Together we discussed the need to keep the sound worlds of the Weill and Eisler rooted in a sort of ‘pre-war Weimar’ but for the Bach to be a celebration of the flute and alto saxophone’s mellifluous timbre, interweaving the original obligato over the mystical quality of the piano, accordion, bass and guitar accompaniment, with echoes of the work’s contemporary bedfellows.

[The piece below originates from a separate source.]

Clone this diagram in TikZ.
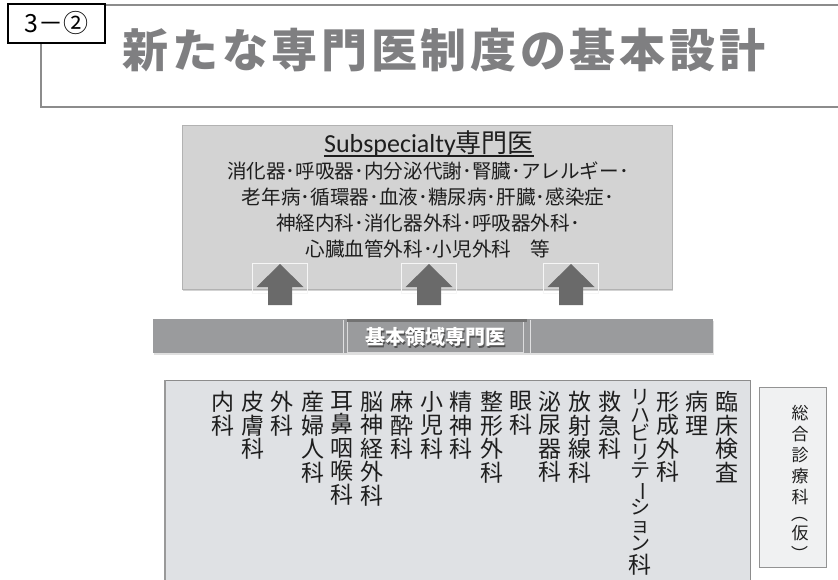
\documentclass[tikz,border=0pt]{standalone}
\usepackage{fontspec}
\usepackage{graphicx}
\setmainfont{Noto Sans CJK JP}
\newfontfamily\latf{Carlito}
\newfontfamily\titlef[LetterSpace=8]{Noto Sans CJK JP}
\usetikzlibrary{shadows}
\definecolor{framegray}{HTML}{8C8C8C}
\definecolor{titlegray}{HTML}{7F7F81}
\definecolor{subfill}{HTML}{D3D3D3}
\definecolor{barfill}{HTML}{9A9B9D}
\definecolor{arrowgray}{HTML}{6A6A6A}
\definecolor{lowfill}{HTML}{DFE1E4}
\definecolor{sogofill}{HTML}{F0F1F2}
\definecolor{inktext}{HTML}{1E1E1E}
\newcommand\vbar{\rotatebox[origin=c]{-90}{ー}}
\newcommand\vpar[1]{\rotatebox[origin=c]{-90}{#1}}
\newcommand\tightls{\lineskiplimit=-100pt\relax}
\newcommand\bigka{{\fontsize{23}{18.3}\selectfont 科}}
\begin{document}
\begin{tikzpicture}[x=1pt,y=-1pt,
  vcol/.style={anchor=north, inner sep=0, align=center, text=inktext,
    font=\fontsize{23}{23.5}\selectfont\tightls},
  bodyline/.style={anchor=base, inner sep=0, text=inktext, font=\fontsize{19.6}{19.6}\selectfont},
  faintbox/.style={draw=white!80!subfill, line width=0.6},
  bigarrow/.style={fill=arrowgray},
  barlabel/.style={font=\bfseries\fontsize{20}{20}\selectfont, inner sep=0}]
\useasboundingbox (0,0) rectangle (838,580);

% ---- header
\draw[framegray, line width=1.8] (105,5) -- (840,5);
\draw[framegray, line width=1.8] (41,43) -- (41,107) -- (840,107);
\node[draw=black, line width=1.6, fill=white, minimum width=97, minimum height=39, inner sep=0,
  font=\fontsize{25}{25}\selectfont] (lbl) at (56.5,23.5) {3－②};
\node[font=\titlef\bfseries\fontsize{46}{46}\selectfont, text=titlegray, inner sep=0] (title) at (444,50) {新たな専門医制度の基本設計};

% ---- subspecialty box
\node[fill=subfill, draw=gray!60, line width=0.5, minimum width=490, minimum height=164, inner sep=0,
  drop shadow={shadow xshift=1.2pt, shadow yshift=-1.5pt, opacity=.35}] (sub) at (427,207) {};
\node[anchor=base, inner sep=0, text=inktext, font=\fontsize{26}{26}\selectfont] (subt) at (429,153) {{\latf Subspecialty}専門医};
\draw[inktext, line width=1.1] ([yshift=-3pt]subt.base west) -- ([yshift=-3pt]subt.base east);
\node[bodyline] (l1) at (428,179) {消化器･呼吸器･内分泌代謝･腎臓･アレルギー･};
\node[bodyline] (l2) at (428,205) {老年病･循環器･血液･糖尿病･肝臓･感染症･};
\node[bodyline] (l3) at (428,231) {神経内科･消化器外科･呼吸器外科･};
\node[bodyline] (l4) at (428,256) {心臓血管外科･小児外科　等};

% ---- arrows
\foreach \cx in {280,429,571} {
  \draw[faintbox] (\cx-28,263) rectangle (\cx+27,293);
  \fill[bigarrow] (\cx,264) -- (\cx+23.5,287) -- (\cx+12,287) -- (\cx+12,305)
     -- (\cx-12,305) -- (\cx-12,287) -- (\cx-23.5,287) -- cycle;
}

% ---- base bar
\node[fill=barfill, minimum width=560, minimum height=34, inner sep=0,
  drop shadow={shadow xshift=1.2pt, shadow yshift=-1.5pt, opacity=.25}] (bar) at (433,336) {};
\draw[white!70!barfill, line width=0.5] (343,320) -- (343,353);
\draw[white!70!barfill, line width=0.5] (530,320) -- (530,353);
\node[draw=white!65!barfill, line width=0.5, minimum width=176, minimum height=31, inner sep=0] (barbox) at (435.5,337) {};
\fill[black!55] (347,318.5) rectangle (527,321.5);
\node[barlabel, text=black!75, opacity=.8] (barsh) at (436.5,338.5) {基本領域専門医};
\node[barlabel, text=white] (barlbl) at (435,337) {基本領域専門医};

% ---- lower box
\node[fill=lowfill, draw=gray!90, line width=0.8, anchor=north west, minimum width=585, minimum height=215, inner sep=0] (low) at (165,380) {};
\draw[gray!80, line width=2] (low.north west) -- (low.south west);

\node[vcol] (c1) at (223,391) {内\\科};
\node[vcol] (c2) at (253,391) {皮\\膚\\科};
\node[vcol] (c3) at (282,391) {外\\科};
\node[vcol] (c4) at (313,391) {産\\婦\\人\\科};
\node[vcol] (c5) at (342,391) {耳\\鼻\\咽\\喉\\科};
\node[vcol] (c6) at (372,391) {脳\\神\\経\\外\\科};
\node[vcol] (c7) at (402,391) {麻\\酔\\科};
\node[vcol] (c8) at (432,391) {小\\児\\科};
\node[vcol] (c9) at (461,391) {精\\神\\科};
\node[vcol] (c10) at (492,391) {整\\形\\外\\科};
\node[vcol] (c11) at (521,391) {眼\\科};
\node[vcol] (c12) at (550,391) {泌\\尿\\器\\科};
\node[vcol] (c13) at (580,391) {放\\射\\線\\科};
\node[vcol] (c14) at (610,391) {救\\急\\科};
\node[vcol, font=\fontsize{20}{18.3}\selectfont\tightls] (c15) at (640,389) {リ\\ハ\\ビ\\リ\\テ\\\vbar\\シ\\ョ\\ン\\[4.5pt]\bigka};
\node[vcol] (c16) at (668,391) {形\\成\\外\\科};
\node[vcol] (c17) at (697,391) {病\\理};
\node[vcol] (c18) at (727,391) {臨\\床\\検\\査};

% ---- general medicine box
\node[fill=sogofill, draw=gray!85, line width=0.8, minimum width=67, minimum height=180, inner sep=0] (sogo) at (792.5,477) {};
\node[anchor=north, inner sep=0, align=center, text=inktext,
  font=\fontsize{17}{21}\selectfont\tightls] (sogot) at (800,405)
  {総\\合\\診\\療\\科\\[-4pt]\vpar{（}\\[-2pt]仮\\\vpar{）}};
\end{tikzpicture}
\end{document}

I have never been as moved as when I listened back to the first Bach recording: every element is so movingly portrayed by the players. While it was difficult to imagine what we were creating, it is without doubt everything I could have wished for and more. The Eisler arrangements add, I think, a context in sound to the reality of being a refugee in a strange land, and the Weill to the savagery and meaningless horror of war. Our last day of recording was 23 February 2022, and the following day came news that Russia had begun its invasion of Ukraine. There was an added poignancy to the words and music seared on our minds.

I am grateful to my friend and distinguished lieder expert Richard Stokes, who has helped me formulate this programme around the pillars of the Bach, Eisler and Weill, and in doing so has enabled me to curate not only my first recorded programme of lieder, but one that means so much to me.